I would not be the first to make this connection. Look at Betty Smith’s novel, A Tree Grows In Brooklyn. The author likens the struggle of an immigrant family in Brooklyn to the Tree of Heaven, a common non-native and invasive weed in New York City. The plant struggles to find its place. It is neglected and trampled upon. But once it takes root, it puts up an inspiring fight, and despite the odds, eventually flourishes into a beautiful and imposing tree.
For those of us who are living and thriving in New York City, we can all look back on our struggle to take root. In the most obvious sense, think about apartment searching and how difficult it is to find your space in the city. Then there is the search for resources: money, food, air. We had to adapt to the harsh conditions of the city: pollution, noise, suffocating crowds, the heat, the cold. I’ve watched as friends have come and gone from the city, unable to “hack it,” and I’ve known many others simply too scared to try. We are the non-natives who have invaded and thrived.
And isn’t that what New York City has always been about? When I hear a native New Yorker claim ownership of the city, I admit I scoff at them. Were their parents or grandparents not immigrants? Aren’t immigrants the ones who built this city? Indeed the urban environment, especially that of New York’s, is a unique one that is constantly changing and growing and adapting. Nothing is static in the city and that is the way it should be; that’s progress. A dandelion is to a sidewalk crack as a hipster is to Williamsburg. It’s theirs now.
So how do we better incorporate spontaneous plants and all their benefits into our city? Peter Del Tredici, senior research scientist at Arnold Arboretum and author of Wild Urban Plants of the Northeast, said, “I consider ‘weed’ to be a politically incorrect term. There is no biological definition of the term weed. It’s really a value judgment.” Certainly a change in perception is needed. As I was walking through Carroll Gardens this afternoon, I overheard a four year-old boy admonish his father for casually trampling a weed that had sprouted in the sidewalk, “Daddy, you’re stepping on the plant! Look out!” This child was seeing the plant as equal with all other plants, which he knows not to stomp on. He had not yet been taught by society that some plants have lesser value.

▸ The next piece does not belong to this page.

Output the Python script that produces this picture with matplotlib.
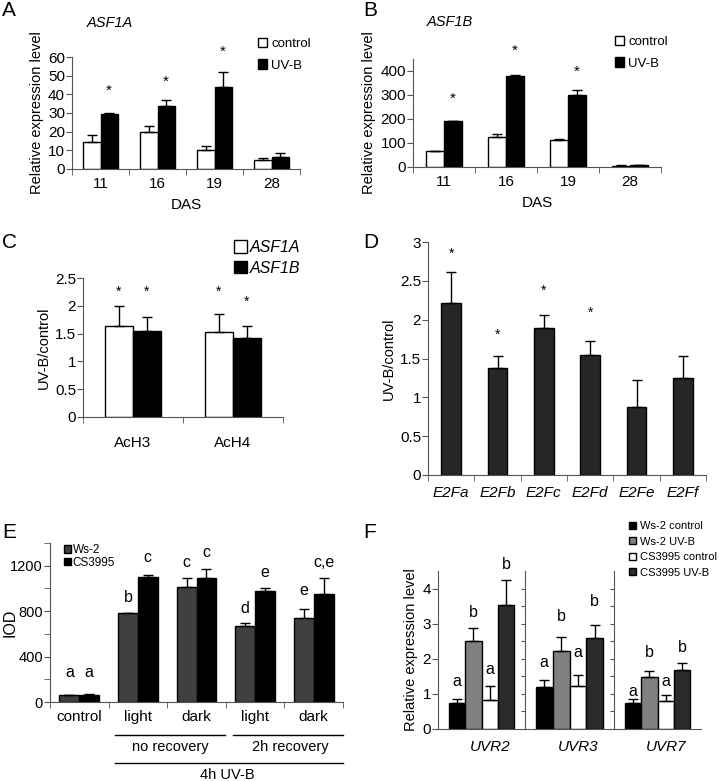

Why do we spend so much time and energy trying to green our cities with supposedly native or cosmopolitan plants who can’t hack it when there are so many plants that will willingly take their place? Why do we overly invest ourselves in removing spontaneous plants when they provide us with so much? Why do we devalue any object of nature?
More importantly, if these attitudes can be overcome, how do we prudently incorporate spontaneous plants into our cities? I do not believe by any means that these plants should have free reign. Surely a place like a graveyard or a government building overrun with weeds would send the wrong message. Still it is something we should consider.
Red Hook is my favorite Brooklyn neighborhood and is an excellent example of how spontaneous plants can bring life to an industrial wasteland. Take the above photo, for example. Without those plants, the dilapidated building would have a more foreboding and, quite frankly, ugly appearance. Their presence stirs a biophilic response in us. The success of life juxtaposes the death of a building. It reflects the burgeoning aesthetic of the 21 century which is characterized by an attraction to things that are vintage or down-to-earth (i.e. the wealthy hipster who dresses like a hobo.) I urge you to take a walk to Fairway or the Valentino Pier in Red Hook. Look out for walls of Queen Anne’s Lace lining chain-linked fences, then try to tell me that that is not beautiful.